Der Kandidat hat versucht, die sozialdemokratische Seele zu streicheln. Die SPD sei nicht die „Partei der Hänger“ und nicht die „Partei der kulturellen Spinner“, sondern eine „leistungsorientierte Partei“, betont Jüttner. Er spricht von Mindestlohn, von zu hohen Managergehältern, von der schreienden Ungerechtigkeit der 130.000 armen Kinder im Land. Und natürlich vom „Anscheinserwecker“, der „Haltlosigkeit“ und dem „Opportunismus“ von CDU-Ministerpräsident Christian Wulff. „Und deswegen“, donnert der Spitzenkandidat „muss der abgewählt werden.“

Sogar zum VW-Skandal, in den viele Parteigenossen verwickelt sind, äußert sich Jüttner. Wulff habe mit seinen Äußerungen zu den Verfehlungen von Betriebsräten und Managern nicht „die Fehler bei Volkswagen abstellen wollen, sondern die Mitbestimmung“. Nun sitze der Ministerpräsident im VW-Aufsichtsrat isoliert „am Katzentisch“, zum Schaden der Mitarbeiter.

Jüttner verspricht, dafür zu sorgen, „dass Hamburg in den nächsten zwei Jahren“ wieder beim Tiefwasserhafen in Wilhelmshaven einsteigt. Er will Autobahnen bauen und die Investitionsquote heben. Ganz oben steht für ihn jedoch „der Abbau von allen Hürden, die sich erfolgreichen Bildungsbiografien in den Weg stellen“. Tapfer erklärt er, die SPD zur stärksten Kraft in Niedersachsen machen zu wollen. Die CDU liegt laut der neuesten Umfrage bei 44 Prozent, lockere elf Prozentpunkte vor der SPD.

Je nun, etwas lang sei die Jüttner’sche Rede vielleicht gewesen. Aber inhaltlich gut, loben viele Delegierte nachher den Diskurs des Kandidaten. Offen darüber reden will keiner, aber die Werte der Demoskopen machen auch ihnen zu schaffen. Die Zahlen von Infratest & Co. sind halt so schwer zu widerlegen.

Nur Parteichef Kurt Beck schafft das: Er freue sich, Jüttner bald als Ministerpräsidentenkollegen im Bundesrat zu treffen: „Das macht Hoffnung, das macht Zuversicht!“ Es sei so „toll, dass ihr mitmacht“, ruft der Pfälzer den Genossen zu.

„Ich weiß, die Umfragen sind noch nicht so, wie wir das wollen“, räumt SPD-Generalsekretär Hubertus Heil die Misere ein.
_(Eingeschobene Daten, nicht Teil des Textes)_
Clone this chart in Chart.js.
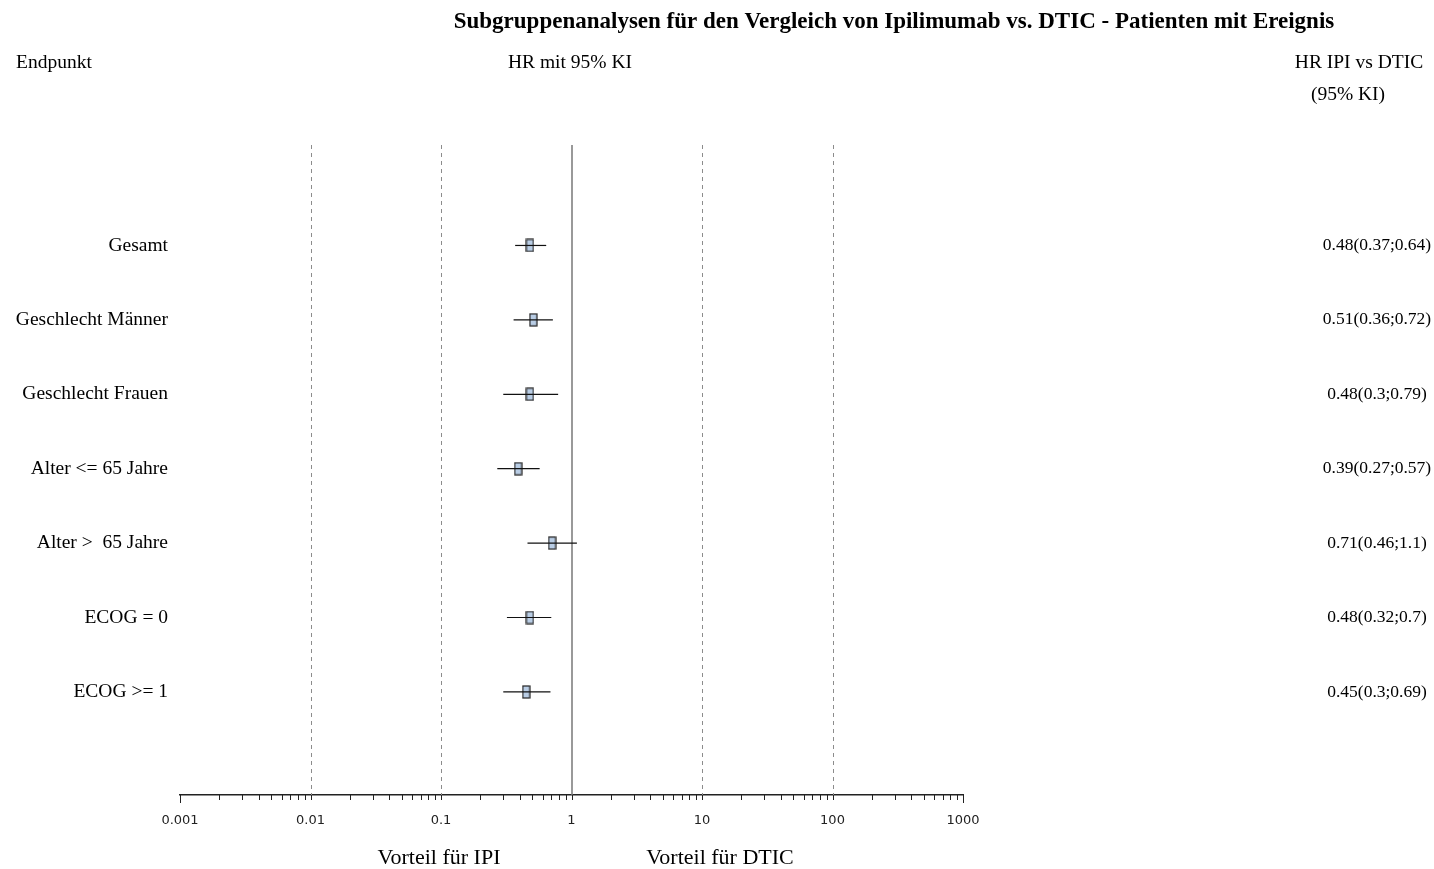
<!DOCTYPE html>
<html>
<head>
<meta charset="utf-8">
<script src="https://cdn.jsdelivr.net/npm/chart.js@4/dist/chart.umd.min.js"></script>
<style>
  body { margin: 0; background: #fff; }
  #wrap { width: 1434px; height: 869px; }
</style>
</head>
<body>
<div id="wrap"><canvas id="forest"></canvas></div>
<script>
// subgroup data
const categories = ['Gesamt', 'Geschlecht Männer', 'Geschlecht Frauen', 'Alter <= 65 Jahre', 'Alter >  65 Jahre', 'ECOG = 0', 'ECOG >= 1'];
const hr = [0.48, 0.51, 0.48, 0.39, 0.71, 0.48, 0.45];
const lower = [0.37, 0.36, 0.3, 0.27, 0.46, 0.32, 0.3];
const upper = [0.64, 0.72, 0.79, 0.57, 1.1, 0.7, 0.69];
const hrText = ['0.48(0.37;0.64)', '0.51(0.36;0.72)', '0.48(0.3;0.79)', '0.39(0.27;0.57)', '0.71(0.46;1.1)', '0.48(0.32;0.7)', '0.45(0.3;0.69)'];
const xTicks = [0.001, 0.01, 0.1, 1, 10, 100, 1000];
const refLines = [0.01, 0.1, 10, 100];

const serif = "'Liberation Serif', 'Times New Roman', serif";

// little rectangle marker for the HR point
const box = document.createElement('canvas');
box.width = 9; box.height = 14;
(function () {
  const c = box.getContext('2d');
  c.fillStyle = '#b9cde5';
  c.fillRect(1, 1, 7, 12);
  c.strokeStyle = '#222';
  c.lineWidth = 1.2;
  c.strokeRect(1, 1, 7, 12);
})();

const datasets = [];
categories.forEach((c, i) => {
  datasets.push({
    type: 'line',
    data: [{x: lower[i], y: i}, {x: upper[i], y: i}],
    borderColor: '#111',
    borderWidth: 1.2,
    pointRadius: 0
  });
});
datasets.push({
  type: 'scatter',
  data: hr.map((v, i) => ({x: v, y: i})),
  pointStyle: box,
  pointRadius: 6
});

const decorations = {
  id: 'decorations',
  beforeDatasetsDraw(chart) {
    const ctx = chart.ctx, xs = chart.scales.x, area = chart.chartArea;
    ctx.save();
    ctx.strokeStyle = '#8c8c8c';
    ctx.lineWidth = 1;
    ctx.setLineDash([4, 4]);
    refLines.forEach(v => {
      const px = Math.round(xs.getPixelForValue(v)) + 0.5;
      ctx.beginPath(); ctx.moveTo(px, area.top); ctx.lineTo(px, area.bottom); ctx.stroke();
    });
    ctx.setLineDash([]);
    ctx.strokeStyle = '#777';
    ctx.lineWidth = 1.5;
    const p1 = Math.round(xs.getPixelForValue(1));
    ctx.beginPath(); ctx.moveTo(p1, area.top); ctx.lineTo(p1, area.bottom); ctx.stroke();
    ctx.restore();
  },
  afterDraw(chart) {
    const ctx = chart.ctx, xs = chart.scales.x, ys = chart.scales.y, area = chart.chartArea;
    ctx.save();
    // axis ticks
    ctx.strokeStyle = '#222';
    ctx.lineWidth = 1;
    for (let d = 0.001; d < 999; d *= 10) {
      for (let k = 1; k <= 9; k++) {
        const px = Math.round(xs.getPixelForValue(d * k)) + 0.5;
        const len = (k === 1 && (d < 0.002)) ? 8 : 5;
        ctx.beginPath(); ctx.moveTo(px, area.bottom); ctx.lineTo(px, area.bottom + len); ctx.stroke();
      }
    }
    const pe = Math.round(xs.getPixelForValue(1000)) + 0.5;
    ctx.beginPath(); ctx.moveTo(pe, area.bottom); ctx.lineTo(pe, area.bottom + 8); ctx.stroke();

    // texts
    ctx.fillStyle = '#000';
    ctx.textBaseline = 'middle';
    ctx.font = 'bold 23px ' + serif;
    ctx.textAlign = 'center';
    ctx.fillText('Subgruppenanalysen für den Vergleich von Ipilimumab vs. DTIC - Patienten mit Ereignis', 894, 22);
    ctx.font = '19.5px ' + serif;
    ctx.textAlign = 'left';
    ctx.fillText('Endpunkt', 16, 63);
    ctx.textAlign = 'center';
    ctx.fillText('HR mit 95% KI', 570, 63);
    ctx.fillText('HR IPI vs DTIC', 1359, 63);
    ctx.fillText('(95% KI)', 1348, 95);
    ctx.font = '22px ' + serif;
    ctx.fillText('Vorteil für IPI', 439, 858);
    ctx.fillText('Vorteil für DTIC', 720, 858);
    ctx.font = '17.5px ' + serif;
    hrText.forEach((t, i) => {
      ctx.fillText(t, 1377, ys.getPixelForValue(i));
    });
    ctx.restore();
  }
};

new Chart(document.getElementById('forest'), {
  data: { datasets: datasets },
  options: {
    responsive: true,
    maintainAspectRatio: false,
    animation: false,
    layout: { padding: { left: 0, right: 471, top: 145, bottom: 0 } },
    plugins: { legend: { display: false }, tooltip: { enabled: false } },
    scales: {
      x: {
        type: 'logarithmic',
        min: 0.001,
        max: 1000,
        afterBuildTicks: s => { s.ticks = xTicks.map(v => ({value: v})); },
        afterFit: s => { s.height = 74; },
        grid: { display: false },
        border: { display: true, color: '#222', width: 1.6 },
        ticks: {
          padding: 10,
          color: '#222',
          font: { family: "'DejaVu Sans', sans-serif", size: 13 },
          callback: v => String(v)
        }
      },
      y: {
        type: 'linear',
        reverse: true,
        min: -1.35,
        max: 7.385,
        afterBuildTicks: s => { s.ticks = categories.map((c, i) => ({value: i})); },
        afterFit: s => { s.width = 180; },
        grid: { display: false },
        border: { display: false },
        ticks: {
          padding: 4,
          color: '#000',
          font: { family: serif, size: 19.5 },
          callback: v => categories[v]
        }
      }
    }
  },
  plugins: [decorations]
});
</script>
</body>
</html>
Aber der Wähler entscheide ja immer kurzfristiger.

„75.000 Sozis in Niedersachsen müssen jetzt jeden Tag alles geben“, feuert Landesparteichef Garrelt Duin den Parteitag an. „Rein in die Sporthallen und die Seniorenheime, rauf auf die Sportplätze und ran an die Werkstore.“ Später spricht er davon, dass vor allem die SPD-Anhänger im Land wohl noch nicht so richtig auf die Wahl am 27. Januar eingestimmt seien. Dass das genau so für die Sympathisanten der Regierungsparteien CDU und FDP gelten könnte, erwähnt er nicht.